● GIVEN INFORMATION:
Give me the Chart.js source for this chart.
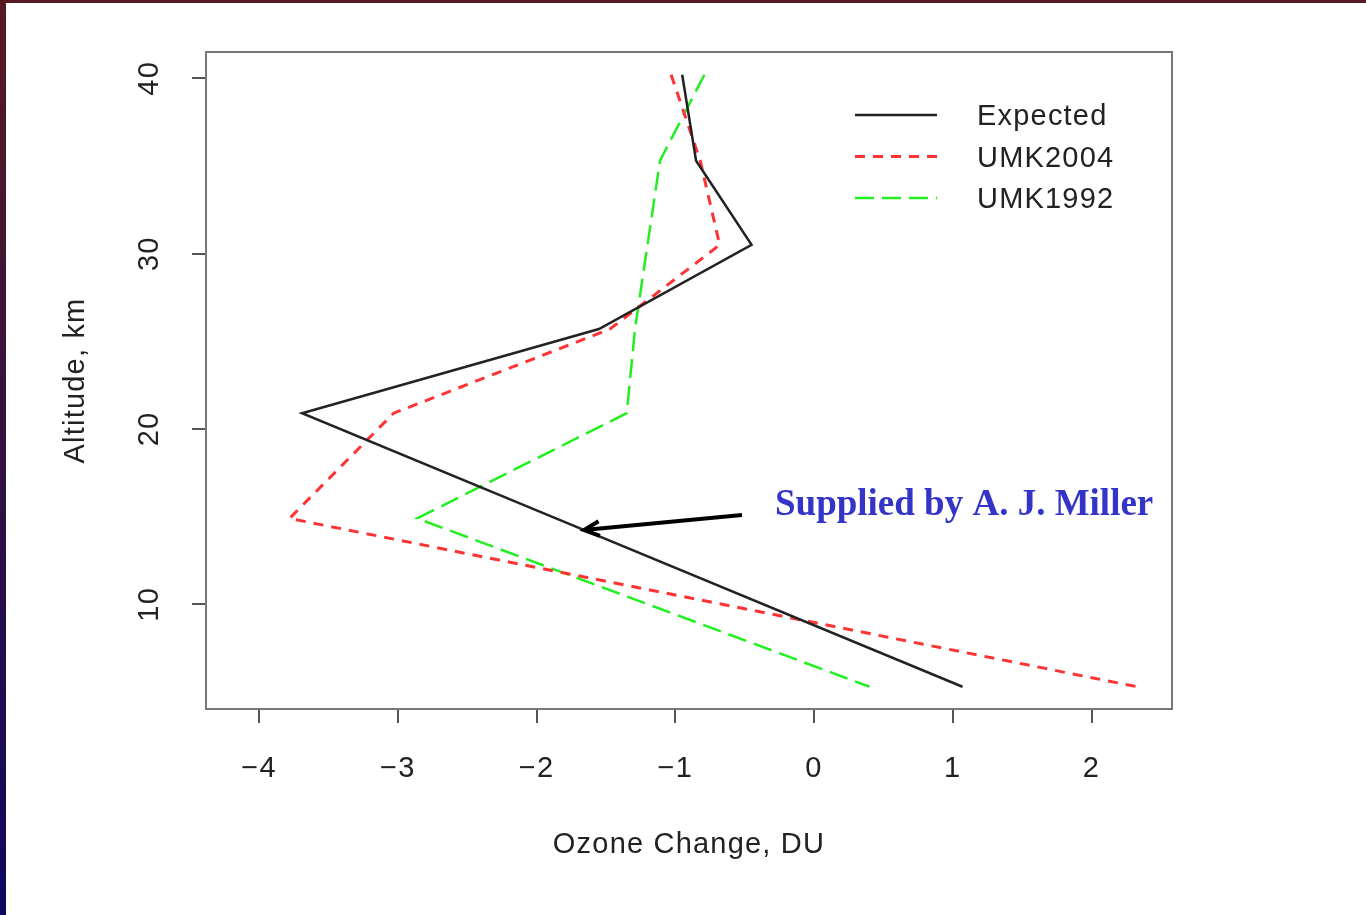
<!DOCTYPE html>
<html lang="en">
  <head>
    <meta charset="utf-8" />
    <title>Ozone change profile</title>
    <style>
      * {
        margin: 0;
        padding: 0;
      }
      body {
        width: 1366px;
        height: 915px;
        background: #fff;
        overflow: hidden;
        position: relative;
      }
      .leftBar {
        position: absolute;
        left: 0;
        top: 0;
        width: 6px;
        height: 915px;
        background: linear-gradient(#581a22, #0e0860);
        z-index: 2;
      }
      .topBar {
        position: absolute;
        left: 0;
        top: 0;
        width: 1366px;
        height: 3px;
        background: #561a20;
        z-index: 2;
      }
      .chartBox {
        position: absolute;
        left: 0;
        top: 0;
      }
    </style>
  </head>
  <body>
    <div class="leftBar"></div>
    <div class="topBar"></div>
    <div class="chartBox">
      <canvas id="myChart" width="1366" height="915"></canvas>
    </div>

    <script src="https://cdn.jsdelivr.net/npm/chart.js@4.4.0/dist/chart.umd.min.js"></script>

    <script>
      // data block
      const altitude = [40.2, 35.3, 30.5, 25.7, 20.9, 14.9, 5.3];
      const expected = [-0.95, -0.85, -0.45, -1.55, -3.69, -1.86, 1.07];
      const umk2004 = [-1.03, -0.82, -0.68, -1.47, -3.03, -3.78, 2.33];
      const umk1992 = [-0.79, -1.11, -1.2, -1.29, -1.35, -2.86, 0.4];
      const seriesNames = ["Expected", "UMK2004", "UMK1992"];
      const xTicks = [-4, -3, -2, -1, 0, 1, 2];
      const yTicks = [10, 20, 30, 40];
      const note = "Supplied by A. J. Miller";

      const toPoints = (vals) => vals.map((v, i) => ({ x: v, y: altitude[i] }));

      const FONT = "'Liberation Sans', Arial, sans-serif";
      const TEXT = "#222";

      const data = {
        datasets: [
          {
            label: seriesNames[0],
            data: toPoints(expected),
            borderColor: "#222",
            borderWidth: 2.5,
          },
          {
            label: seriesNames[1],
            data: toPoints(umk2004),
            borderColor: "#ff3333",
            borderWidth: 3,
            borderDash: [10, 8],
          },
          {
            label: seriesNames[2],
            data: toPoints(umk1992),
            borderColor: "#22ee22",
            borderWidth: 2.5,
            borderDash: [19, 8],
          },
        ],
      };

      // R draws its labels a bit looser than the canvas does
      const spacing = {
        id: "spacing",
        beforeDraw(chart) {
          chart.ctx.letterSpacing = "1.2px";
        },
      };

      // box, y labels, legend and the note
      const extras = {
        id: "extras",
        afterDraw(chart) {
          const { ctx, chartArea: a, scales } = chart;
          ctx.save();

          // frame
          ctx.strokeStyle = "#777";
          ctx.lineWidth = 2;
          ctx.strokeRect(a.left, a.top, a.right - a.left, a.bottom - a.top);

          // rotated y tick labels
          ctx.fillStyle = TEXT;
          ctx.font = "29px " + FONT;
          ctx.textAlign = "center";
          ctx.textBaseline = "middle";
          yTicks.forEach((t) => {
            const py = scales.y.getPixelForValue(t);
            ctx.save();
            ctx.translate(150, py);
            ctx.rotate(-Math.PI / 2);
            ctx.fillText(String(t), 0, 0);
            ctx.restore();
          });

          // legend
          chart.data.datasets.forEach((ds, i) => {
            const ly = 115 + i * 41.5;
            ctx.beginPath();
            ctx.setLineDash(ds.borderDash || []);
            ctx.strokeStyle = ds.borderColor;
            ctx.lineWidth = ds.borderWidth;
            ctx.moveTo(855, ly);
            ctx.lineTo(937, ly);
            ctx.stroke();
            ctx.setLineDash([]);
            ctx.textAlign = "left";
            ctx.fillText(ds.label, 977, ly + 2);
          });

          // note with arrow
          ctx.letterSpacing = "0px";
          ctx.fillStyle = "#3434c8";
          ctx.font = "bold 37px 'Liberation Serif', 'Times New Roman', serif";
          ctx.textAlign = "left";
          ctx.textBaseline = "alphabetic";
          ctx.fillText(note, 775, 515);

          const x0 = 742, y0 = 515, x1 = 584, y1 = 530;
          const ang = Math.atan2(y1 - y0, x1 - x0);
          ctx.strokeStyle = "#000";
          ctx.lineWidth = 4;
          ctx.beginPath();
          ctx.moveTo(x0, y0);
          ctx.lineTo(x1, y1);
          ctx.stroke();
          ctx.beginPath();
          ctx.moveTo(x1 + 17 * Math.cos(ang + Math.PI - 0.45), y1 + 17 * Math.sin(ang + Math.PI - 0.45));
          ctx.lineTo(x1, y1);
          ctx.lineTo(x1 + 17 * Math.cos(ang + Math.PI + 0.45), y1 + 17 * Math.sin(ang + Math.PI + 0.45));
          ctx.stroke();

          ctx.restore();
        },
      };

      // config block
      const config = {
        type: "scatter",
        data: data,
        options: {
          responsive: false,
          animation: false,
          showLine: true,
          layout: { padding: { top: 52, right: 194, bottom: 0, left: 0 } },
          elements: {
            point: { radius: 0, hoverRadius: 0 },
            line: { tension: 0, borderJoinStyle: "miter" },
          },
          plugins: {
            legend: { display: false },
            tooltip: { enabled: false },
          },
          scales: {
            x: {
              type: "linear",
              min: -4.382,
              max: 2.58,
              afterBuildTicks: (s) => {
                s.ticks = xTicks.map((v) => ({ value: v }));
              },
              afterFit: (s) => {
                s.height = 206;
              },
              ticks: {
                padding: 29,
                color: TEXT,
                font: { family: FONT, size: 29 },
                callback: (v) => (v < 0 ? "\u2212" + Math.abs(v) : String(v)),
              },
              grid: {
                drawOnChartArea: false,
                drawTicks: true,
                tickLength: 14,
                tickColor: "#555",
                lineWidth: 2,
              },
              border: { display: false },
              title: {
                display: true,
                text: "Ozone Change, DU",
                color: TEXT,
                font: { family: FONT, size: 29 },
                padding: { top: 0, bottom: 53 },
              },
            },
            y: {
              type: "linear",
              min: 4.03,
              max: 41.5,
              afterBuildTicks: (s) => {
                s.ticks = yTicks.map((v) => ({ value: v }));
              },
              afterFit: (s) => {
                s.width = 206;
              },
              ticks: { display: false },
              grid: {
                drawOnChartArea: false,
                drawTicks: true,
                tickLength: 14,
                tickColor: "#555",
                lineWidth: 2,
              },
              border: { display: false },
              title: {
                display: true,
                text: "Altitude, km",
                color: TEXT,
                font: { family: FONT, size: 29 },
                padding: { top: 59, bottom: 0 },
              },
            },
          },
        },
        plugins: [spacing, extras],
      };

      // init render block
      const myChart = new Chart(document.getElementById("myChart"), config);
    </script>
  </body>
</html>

● GOAL: Go through the data above and transcribe it in full, omitting any image.

● COMPLETE ANSWER:
Give me the Chart.js source for this chart.
<!DOCTYPE html>
<html lang="en">
  <head>
    <meta charset="utf-8" />
    <title>Ozone change profile</title>
    <style>
      * {
        margin: 0;
        padding: 0;
      }
      body {
        width: 1366px;
        height: 915px;
        background: #fff;
        overflow: hidden;
        position: relative;
      }
      .leftBar {
        position: absolute;
        left: 0;
        top: 0;
        width: 6px;
        height: 915px;
        background: linear-gradient(#581a22, #0e0860);
        z-index: 2;
      }
      .topBar {
        position: absolute;
        left: 0;
        top: 0;
        width: 1366px;
        height: 3px;
        background: #561a20;
        z-index: 2;
      }
      .chartBox {
        position: absolute;
        left: 0;
        top: 0;
      }
    </style>
  </head>
  <body>
    <div class="leftBar"></div>
    <div class="topBar"></div>
    <div class="chartBox">
      <canvas id="myChart" width="1366" height="915"></canvas>
    </div>

    <script src="https://cdn.jsdelivr.net/npm/chart.js@4.4.0/dist/chart.umd.min.js"></script>

    <script>
      // data block
      const altitude = [40.2, 35.3, 30.5, 25.7, 20.9, 14.9, 5.3];
      const expected = [-0.95, -0.85, -0.45, -1.55, -3.69, -1.86, 1.07];
      const umk2004 = [-1.03, -0.82, -0.68, -1.47, -3.03, -3.78, 2.33];
      const umk1992 = [-0.79, -1.11, -1.2, -1.29, -1.35, -2.86, 0.4];
      const seriesNames = ["Expected", "UMK2004", "UMK1992"];
      const xTicks = [-4, -3, -2, -1, 0, 1, 2];
      const yTicks = [10, 20, 30, 40];
      const note = "Supplied by A. J. Miller";

      const toPoints = (vals) => vals.map((v, i) => ({ x: v, y: altitude[i] }));

      const FONT = "'Liberation Sans', Arial, sans-serif";
      const TEXT = "#222";

      const data = {
        datasets: [
          {
            label: seriesNames[0],
            data: toPoints(expected),
            borderColor: "#222",
            borderWidth: 2.5,
          },
          {
            label: seriesNames[1],
            data: toPoints(umk2004),
            borderColor: "#ff3333",
            borderWidth: 3,
            borderDash: [10, 8],
          },
          {
            label: seriesNames[2],
            data: toPoints(umk1992),
            borderColor: "#22ee22",
            borderWidth: 2.5,
            borderDash: [19, 8],
          },
        ],
      };

      // R draws its labels a bit looser than the canvas does
      const spacing = {
        id: "spacing",
        beforeDraw(chart) {
          chart.ctx.letterSpacing = "1.2px";
        },
      };

      // box, y labels, legend and the note
      const extras = {
        id: "extras",
        afterDraw(chart) {
          const { ctx, chartArea: a, scales } = chart;
          ctx.save();

          // frame
          ctx.strokeStyle = "#777";
          ctx.lineWidth = 2;
          ctx.strokeRect(a.left, a.top, a.right - a.left, a.bottom - a.top);

          // rotated y tick labels
          ctx.fillStyle = TEXT;
          ctx.font = "29px " + FONT;
          ctx.textAlign = "center";
          ctx.textBaseline = "middle";
          yTicks.forEach((t) => {
            const py = scales.y.getPixelForValue(t);
            ctx.save();
            ctx.translate(150, py);
            ctx.rotate(-Math.PI / 2);
            ctx.fillText(String(t), 0, 0);
            ctx.restore();
          });

          // legend
          chart.data.datasets.forEach((ds, i) => {
            const ly = 115 + i * 41.5;
            ctx.beginPath();
            ctx.setLineDash(ds.borderDash || []);
            ctx.strokeStyle = ds.borderColor;
            ctx.lineWidth = ds.borderWidth;
            ctx.moveTo(855, ly);
            ctx.lineTo(937, ly);
            ctx.stroke();
            ctx.setLineDash([]);
            ctx.textAlign = "left";
            ctx.fillText(ds.label, 977, ly + 2);
          });

          // note with arrow
          ctx.letterSpacing = "0px";
          ctx.fillStyle = "#3434c8";
          ctx.font = "bold 37px 'Liberation Serif', 'Times New Roman', serif";
          ctx.textAlign = "left";
          ctx.textBaseline = "alphabetic";
          ctx.fillText(note, 775, 515);

          const x0 = 742, y0 = 515, x1 = 584, y1 = 530;
          const ang = Math.atan2(y1 - y0, x1 - x0);
          ctx.strokeStyle = "#000";
          ctx.lineWidth = 4;
          ctx.beginPath();
          ctx.moveTo(x0, y0);
          ctx.lineTo(x1, y1);
          ctx.stroke();
          ctx.beginPath();
          ctx.moveTo(x1 + 17 * Math.cos(ang + Math.PI - 0.45), y1 + 17 * Math.sin(ang + Math.PI - 0.45));
          ctx.lineTo(x1, y1);
          ctx.lineTo(x1 + 17 * Math.cos(ang + Math.PI + 0.45), y1 + 17 * Math.sin(ang + Math.PI + 0.45));
          ctx.stroke();

          ctx.restore();
        },
      };

      // config block
      const config = {
        type: "scatter",
        data: data,
        options: {
          responsive: false,
          animation: false,
          showLine: true,
          layout: { padding: { top: 52, right: 194, bottom: 0, left: 0 } },
          elements: {
            point: { radius: 0, hoverRadius: 0 },
            line: { tension: 0, borderJoinStyle: "miter" },
          },
          plugins: {
            legend: { display: false },
            tooltip: { enabled: false },
          },
          scales: {
            x: {
              type: "linear",
              min: -4.382,
              max: 2.58,
              afterBuildTicks: (s) => {
                s.ticks = xTicks.map((v) => ({ value: v }));
              },
              afterFit: (s) => {
                s.height = 206;
              },
              ticks: {
                padding: 29,
                color: TEXT,
                font: { family: FONT, size: 29 },
                callback: (v) => (v < 0 ? "\u2212" + Math.abs(v) : String(v)),
              },
              grid: {
                drawOnChartArea: false,
                drawTicks: true,
                tickLength: 14,
                tickColor: "#555",
                lineWidth: 2,
              },
              border: { display: false },
              title: {
                display: true,
                text: "Ozone Change, DU",
                color: TEXT,
                font: { family: FONT, size: 29 },
                padding: { top: 0, bottom: 53 },
              },
            },
            y: {
              type: "linear",
              min: 4.03,
              max: 41.5,
              afterBuildTicks: (s) => {
                s.ticks = yTicks.map((v) => ({ value: v }));
              },
              afterFit: (s) => {
                s.width = 206;
              },
              ticks: { display: false },
              grid: {
                drawOnChartArea: false,
                drawTicks: true,
                tickLength: 14,
                tickColor: "#555",
                lineWidth: 2,
              },
              border: { display: false },
              title: {
                display: true,
                text: "Altitude, km",
                color: TEXT,
                font: { family: FONT, size: 29 },
                padding: { top: 59, bottom: 0 },
              },
            },
          },
        },
        plugins: [spacing, extras],
      };

      // init render block
      const myChart = new Chart(document.getElementById("myChart"), config);
    </script>
  </body>
</html>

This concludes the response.